• [Task goal]: Omit all pictures. Copy the rest of the material exactly.

• [Dataset content]:
*-*-*

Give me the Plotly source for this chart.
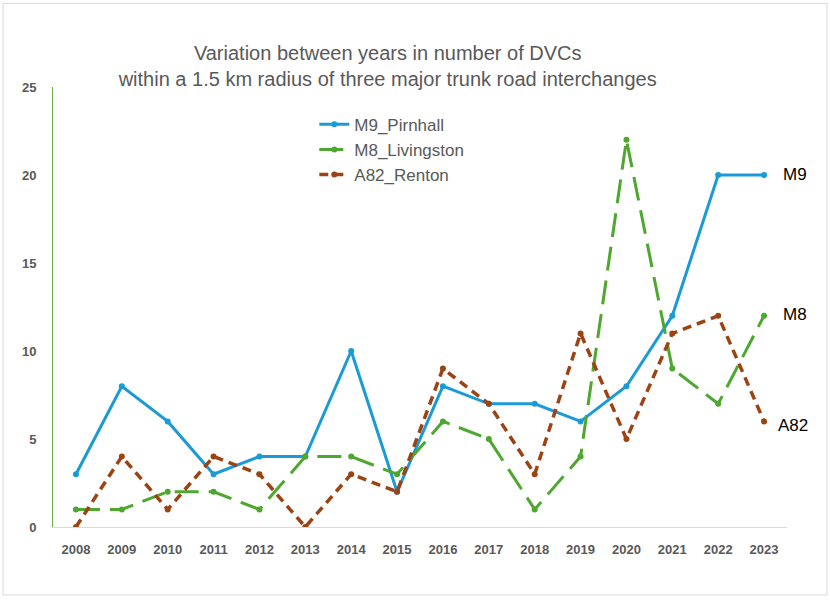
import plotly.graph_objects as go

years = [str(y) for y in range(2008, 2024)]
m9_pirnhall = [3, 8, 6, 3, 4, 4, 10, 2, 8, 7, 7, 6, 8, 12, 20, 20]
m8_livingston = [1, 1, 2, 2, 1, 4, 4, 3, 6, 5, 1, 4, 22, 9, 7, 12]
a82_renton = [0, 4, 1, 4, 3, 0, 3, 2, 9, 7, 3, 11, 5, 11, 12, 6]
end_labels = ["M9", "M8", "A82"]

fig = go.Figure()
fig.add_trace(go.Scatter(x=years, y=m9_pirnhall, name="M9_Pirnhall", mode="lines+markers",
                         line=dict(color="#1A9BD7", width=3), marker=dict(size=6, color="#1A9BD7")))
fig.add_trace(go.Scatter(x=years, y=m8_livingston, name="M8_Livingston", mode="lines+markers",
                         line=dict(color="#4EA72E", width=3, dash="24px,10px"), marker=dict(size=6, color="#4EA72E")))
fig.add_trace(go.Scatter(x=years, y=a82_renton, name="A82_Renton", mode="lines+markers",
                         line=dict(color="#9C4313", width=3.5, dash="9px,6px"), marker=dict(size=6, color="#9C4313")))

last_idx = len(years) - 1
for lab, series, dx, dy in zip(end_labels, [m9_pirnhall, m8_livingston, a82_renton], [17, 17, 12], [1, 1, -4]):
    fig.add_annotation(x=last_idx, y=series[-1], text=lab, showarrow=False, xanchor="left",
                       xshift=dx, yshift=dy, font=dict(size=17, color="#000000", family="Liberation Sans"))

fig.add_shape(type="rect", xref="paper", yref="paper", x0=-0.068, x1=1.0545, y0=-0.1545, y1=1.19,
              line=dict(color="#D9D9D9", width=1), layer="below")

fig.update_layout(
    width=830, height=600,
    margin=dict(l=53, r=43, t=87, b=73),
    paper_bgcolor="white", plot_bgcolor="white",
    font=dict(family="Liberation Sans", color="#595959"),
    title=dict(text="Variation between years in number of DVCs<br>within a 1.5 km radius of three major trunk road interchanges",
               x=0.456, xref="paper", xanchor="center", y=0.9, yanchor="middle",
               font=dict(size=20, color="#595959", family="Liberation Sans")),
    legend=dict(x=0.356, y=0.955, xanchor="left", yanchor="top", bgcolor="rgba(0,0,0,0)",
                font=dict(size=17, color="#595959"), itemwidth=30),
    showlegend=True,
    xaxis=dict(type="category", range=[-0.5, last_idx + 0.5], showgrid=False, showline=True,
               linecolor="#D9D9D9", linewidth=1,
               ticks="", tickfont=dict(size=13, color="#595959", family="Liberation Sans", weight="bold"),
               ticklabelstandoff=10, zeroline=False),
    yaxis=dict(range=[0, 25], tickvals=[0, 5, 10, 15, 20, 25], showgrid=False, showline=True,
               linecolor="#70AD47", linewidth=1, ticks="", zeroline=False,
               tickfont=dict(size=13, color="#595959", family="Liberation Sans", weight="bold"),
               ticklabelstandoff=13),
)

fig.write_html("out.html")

*-*-*

• [Solution to this task]:
Give me the Plotly source for this chart.
import plotly.graph_objects as go

years = [str(y) for y in range(2008, 2024)]
m9_pirnhall = [3, 8, 6, 3, 4, 4, 10, 2, 8, 7, 7, 6, 8, 12, 20, 20]
m8_livingston = [1, 1, 2, 2, 1, 4, 4, 3, 6, 5, 1, 4, 22, 9, 7, 12]
a82_renton = [0, 4, 1, 4, 3, 0, 3, 2, 9, 7, 3, 11, 5, 11, 12, 6]
end_labels = ["M9", "M8", "A82"]

fig = go.Figure()
fig.add_trace(go.Scatter(x=years, y=m9_pirnhall, name="M9_Pirnhall", mode="lines+markers",
                         line=dict(color="#1A9BD7", width=3), marker=dict(size=6, color="#1A9BD7")))
fig.add_trace(go.Scatter(x=years, y=m8_livingston, name="M8_Livingston", mode="lines+markers",
                         line=dict(color="#4EA72E", width=3, dash="24px,10px"), marker=dict(size=6, color="#4EA72E")))
fig.add_trace(go.Scatter(x=years, y=a82_renton, name="A82_Renton", mode="lines+markers",
                         line=dict(color="#9C4313", width=3.5, dash="9px,6px"), marker=dict(size=6, color="#9C4313")))

last_idx = len(years) - 1
for lab, series, dx, dy in zip(end_labels, [m9_pirnhall, m8_livingston, a82_renton], [17, 17, 12], [1, 1, -4]):
    fig.add_annotation(x=last_idx, y=series[-1], text=lab, showarrow=False, xanchor="left",
                       xshift=dx, yshift=dy, font=dict(size=17, color="#000000", family="Liberation Sans"))

fig.add_shape(type="rect", xref="paper", yref="paper", x0=-0.068, x1=1.0545, y0=-0.1545, y1=1.19,
              line=dict(color="#D9D9D9", width=1), layer="below")

fig.update_layout(
    width=830, height=600,
    margin=dict(l=53, r=43, t=87, b=73),
    paper_bgcolor="white", plot_bgcolor="white",
    font=dict(family="Liberation Sans", color="#595959"),
    title=dict(text="Variation between years in number of DVCs<br>within a 1.5 km radius of three major trunk road interchanges",
               x=0.456, xref="paper", xanchor="center", y=0.9, yanchor="middle",
               font=dict(size=20, color="#595959", family="Liberation Sans")),
    legend=dict(x=0.356, y=0.955, xanchor="left", yanchor="top", bgcolor="rgba(0,0,0,0)",
                font=dict(size=17, color="#595959"), itemwidth=30),
    showlegend=True,
    xaxis=dict(type="category", range=[-0.5, last_idx + 0.5], showgrid=False, showline=True,
               linecolor="#D9D9D9", linewidth=1,
               ticks="", tickfont=dict(size=13, color="#595959", family="Liberation Sans", weight="bold"),
               ticklabelstandoff=10, zeroline=False),
    yaxis=dict(range=[0, 25], tickvals=[0, 5, 10, 15, 20, 25], showgrid=False, showline=True,
               linecolor="#70AD47", linewidth=1, ticks="", zeroline=False,
               tickfont=dict(size=13, color="#595959", family="Liberation Sans", weight="bold"),
               ticklabelstandoff=13),
)

fig.write_html("out.html")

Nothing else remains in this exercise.